(What you are asked to do)
Exclude the pictures and return every line exactly as written.

(Given information)
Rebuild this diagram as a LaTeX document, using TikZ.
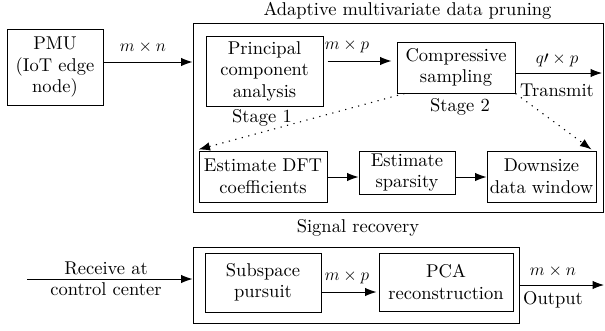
\documentclass[tikz,border=0pt]{standalone}
\usepackage{fontspec}
\setmainfont{lmroman10-regular.otf}[ItalicFont=lmroman10-italic.otf,BoldFont=lmroman10-bold.otf]
\usetikzlibrary{arrows.meta}
\begin{document}
\begin{tikzpicture}[x=1pt,y=-1pt,
  every node/.style={font=\fontsize{18.5}{21.5}\selectfont},
  blk/.style={draw,line width=1pt,inner sep=0pt,align=center},
  lbl/.style={inner sep=0pt,font=\fontsize{16}{19}\selectfont},
  txt/.style={inner sep=0pt,align=center},
  arr/.style={line width=1pt,-{Latex[length=11.5pt,width=8.5pt]}},
  dotarr/.style={line width=1.1pt,dash pattern=on 1.2pt off 5.5pt,-{Latex[length=11.5pt,width=8.5pt]}}]
\useasboundingbox (0,0) rectangle (605,330);
% nodes
\node[blk,minimum width=96pt,minimum height=76pt] (pmu) at (55,67) {PMU\\(IoT edge\\node)};
\node[blk,minimum width=410pt,minimum height=189pt] (big1) at (398,117.5) {};
\node[txt] (title) at (407.5,11) {Adaptive multivariate data pruning};
\node[blk,minimum width=117pt,minimum height=70pt] (pca) at (264.5,71) {Principal\\component\\analysis};
\node[txt] (st1) at (262,118) {Stage 1};
\node[blk,minimum width=118pt,minimum height=51pt] (cs) at (456,67.5) {Compressive\\sampling};
\node[txt] (st2) at (460,107) {Stage 2};
\node[blk,minimum width=128pt,minimum height=51pt] (dft) at (263,176.5) {Estimate DFT\\coefficients};
\node[blk,minimum width=96pt,minimum height=43pt] (sp) at (407,172.5) {Estimate\\sparsity};
\node[blk,minimum width=109pt,minimum height=51pt] (ds) at (541.5,176.5) {Downsize\\data window};
\node[txt] (sig) at (358,228) {Signal recovery};
\node[blk,minimum width=326pt,minimum height=76pt] (big2) at (356,285) {};
\node[blk,minimum width=116pt,minimum height=59pt] (ssp) at (263,282.5) {Subspace\\pursuit};
\node[blk,minimum width=134pt,minimum height=58pt] (pcar) at (446,282) {PCA\\reconstruction};
\node[txt] (recv) at (106,279) {Receive at\\control center};
\coordinate (rin) at (27,279);
\coordinate (tx) at (602,73);
\coordinate (out) at (604,285);
% labels
\node[lbl] (l1) at (143,47) {$m\times n$};
\node[lbl] (l2) at (347,46) {$m\times p$};
\node[lbl] (l3) at (557,60) {$q\prime\times p$};
\node[txt] (l4) at (557,90) {Transmit};
\node[lbl] (l5) at (347,277) {$m\times p$};
\node[lbl] (l6) at (553,271) {$m\times n$};
\node[txt] (l7) at (553,300) {Output};
% connectors
\draw[arr] ([yshift=5pt]pmu.east) -- ([yshift=5pt]pmu.east -| big1.west);
\draw[arr] ([yshift=10pt,xshift=4pt]pca.east) -- ([yshift=10pt,xshift=-5pt]pca.east -| cs.west);
\draw[arr] (cs.east |- tx) -- (tx);
\draw[dotarr] ([xshift=8pt]cs.south west) -- ([yshift=1pt]dft.north west);
\draw[dotarr] (cs.south east) -- ([xshift=-5pt,yshift=1pt]ds.north east);
\draw[arr] ([yshift=-0.5pt]dft.east) -- ([yshift=-0.5pt]dft.east -| sp.west);
\draw[arr] ([yshift=-4.5pt]sp.east) -- ([yshift=-4.5pt]sp.east -| ds.west);
\draw[arr] (rin) -- (rin -| big2.west);
\draw[arr] ([yshift=-9.5pt]ssp.east) -- ([yshift=-9.5pt,xshift=-2pt]ssp.east -| pcar.west);
\draw[arr] (big2.east |- out) -- (out);
\end{tikzpicture}
\end{document}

(Solved problem)
Rebuild this diagram as a LaTeX document, using TikZ.
\documentclass[tikz,border=0pt]{standalone}
\usepackage{fontspec}
\setmainfont{lmroman10-regular.otf}[ItalicFont=lmroman10-italic.otf,BoldFont=lmroman10-bold.otf]
\usetikzlibrary{arrows.meta}
\begin{document}
\begin{tikzpicture}[x=1pt,y=-1pt,
  every node/.style={font=\fontsize{18.5}{21.5}\selectfont},
  blk/.style={draw,line width=1pt,inner sep=0pt,align=center},
  lbl/.style={inner sep=0pt,font=\fontsize{16}{19}\selectfont},
  txt/.style={inner sep=0pt,align=center},
  arr/.style={line width=1pt,-{Latex[length=11.5pt,width=8.5pt]}},
  dotarr/.style={line width=1.1pt,dash pattern=on 1.2pt off 5.5pt,-{Latex[length=11.5pt,width=8.5pt]}}]
\useasboundingbox (0,0) rectangle (605,330);
% nodes
\node[blk,minimum width=96pt,minimum height=76pt] (pmu) at (55,67) {PMU\\(IoT edge\\node)};
\node[blk,minimum width=410pt,minimum height=189pt] (big1) at (398,117.5) {};
\node[txt] (title) at (407.5,11) {Adaptive multivariate data pruning};
\node[blk,minimum width=117pt,minimum height=70pt] (pca) at (264.5,71) {Principal\\component\\analysis};
\node[txt] (st1) at (262,118) {Stage 1};
\node[blk,minimum width=118pt,minimum height=51pt] (cs) at (456,67.5) {Compressive\\sampling};
\node[txt] (st2) at (460,107) {Stage 2};
\node[blk,minimum width=128pt,minimum height=51pt] (dft) at (263,176.5) {Estimate DFT\\coefficients};
\node[blk,minimum width=96pt,minimum height=43pt] (sp) at (407,172.5) {Estimate\\sparsity};
\node[blk,minimum width=109pt,minimum height=51pt] (ds) at (541.5,176.5) {Downsize\\data window};
\node[txt] (sig) at (358,228) {Signal recovery};
\node[blk,minimum width=326pt,minimum height=76pt] (big2) at (356,285) {};
\node[blk,minimum width=116pt,minimum height=59pt] (ssp) at (263,282.5) {Subspace\\pursuit};
\node[blk,minimum width=134pt,minimum height=58pt] (pcar) at (446,282) {PCA\\reconstruction};
\node[txt] (recv) at (106,279) {Receive at\\control center};
\coordinate (rin) at (27,279);
\coordinate (tx) at (602,73);
\coordinate (out) at (604,285);
% labels
\node[lbl] (l1) at (143,47) {$m\times n$};
\node[lbl] (l2) at (347,46) {$m\times p$};
\node[lbl] (l3) at (557,60) {$q\prime\times p$};
\node[txt] (l4) at (557,90) {Transmit};
\node[lbl] (l5) at (347,277) {$m\times p$};
\node[lbl] (l6) at (553,271) {$m\times n$};
\node[txt] (l7) at (553,300) {Output};
% connectors
\draw[arr] ([yshift=5pt]pmu.east) -- ([yshift=5pt]pmu.east -| big1.west);
\draw[arr] ([yshift=10pt,xshift=4pt]pca.east) -- ([yshift=10pt,xshift=-5pt]pca.east -| cs.west);
\draw[arr] (cs.east |- tx) -- (tx);
\draw[dotarr] ([xshift=8pt]cs.south west) -- ([yshift=1pt]dft.north west);
\draw[dotarr] (cs.south east) -- ([xshift=-5pt,yshift=1pt]ds.north east);
\draw[arr] ([yshift=-0.5pt]dft.east) -- ([yshift=-0.5pt]dft.east -| sp.west);
\draw[arr] ([yshift=-4.5pt]sp.east) -- ([yshift=-4.5pt]sp.east -| ds.west);
\draw[arr] (rin) -- (rin -| big2.west);
\draw[arr] ([yshift=-9.5pt]ssp.east) -- ([yshift=-9.5pt,xshift=-2pt]ssp.east -| pcar.west);
\draw[arr] (big2.east |- out) -- (out);
\end{tikzpicture}
\end{document}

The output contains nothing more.